Not Much Difference Between Insomnia and Hours of Normal Sleep

Getting less and less sleep?  Congratulations.  You've evolved to a human.

Humans get by on significantly less sleep than our closest animal relatives. The secret, according to a new study, is that our sleep is more efficient.

Researchers from Duke University scoured the scientific literature and compiled a database of slumber patterns across hundreds of mammals including 21 species of primates -- from baboons and lemurs to orangutans, chimpanzees and people. They then used statistical techniques to account for each species' position in the primate family tree.

They found that humans are exceptionally short sleepers -- getting by on an average of seven hours of sleep a night, whereas other primate species, such as southern pig-tailed macaques and gray mouse lemurs, need as many as 14 to 17 hours.

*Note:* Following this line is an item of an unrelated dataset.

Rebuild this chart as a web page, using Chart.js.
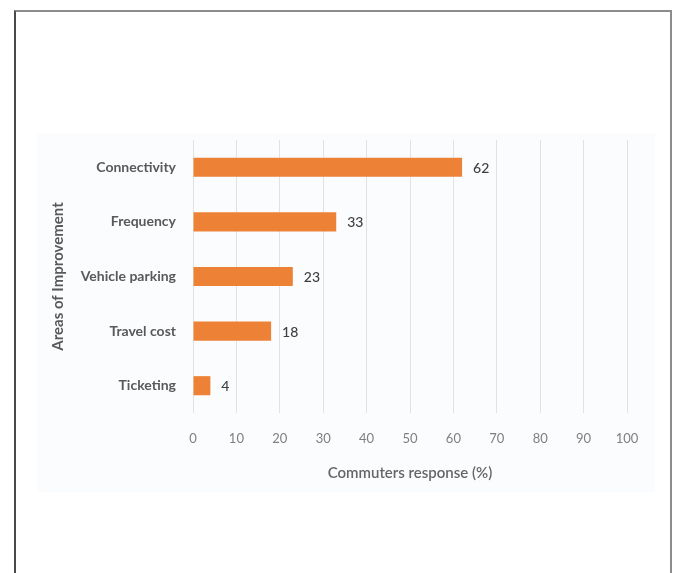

 Now, I don't particularly care much about the sleep habits of southern pig-tailed macaques, I find it interesting that they make out better than us at night (we won't go anywhere else with that).

But here's the reason why: our sleep tends to be more efficient, meaning we spend a smaller proportion of time in light stages of sleep, and more of our sleep time in deeper stages of sleep. A dream state called rapid eye movement sleep, or REM, for example, makes up nearly 25 percent of our overall sleep. But in primates such as mouse lemurs, mongoose lemurs and African green monkeys, REM sleep barely climbs above five percent.

"Humans are unique in having shorter, higher quality sleep," says anthropologist and study co-author David Samson of Duke, who logged nearly 2,000 hours watching orangutans in REM and non-REM sleep as part of his dissertation research prior to coming to Duke, at newswise.com.

 The human sleep gap isn't merely the result of round-the-clock access to artificial light from streetlamps and computer screens, the researchers say. A separate study of the sleep habits of people living in three hunter-gatherer societies without electricity in Tanzania, Namibia and Bolivia found they get slightly less shut-eye than those of us with electronic gadgets.

If artificial light and other aspects of modern life were solely responsible for shortening our sleep, we'd expect hunter-gatherer societies without access to electricity to sleep more, Samson says -- though I've never had a better night's sleep than during two long blackouts.

The researchers attribute the shift towards shorter, more efficient sleep in part to the transition from sleeping in "beds" in the trees, as our early human ancestors probably did, to sleeping on the ground as we do today.
Once on the ground, Samson said, early humans likely started sleeping near fire and in larger groups in order to keep warm and ward off predators such as leopards and hyenas -- habits which could have enabled our ancestors to get the most out of their sleep in the shortest time possible.

So, insomniacs, take heart.  We're right behind you.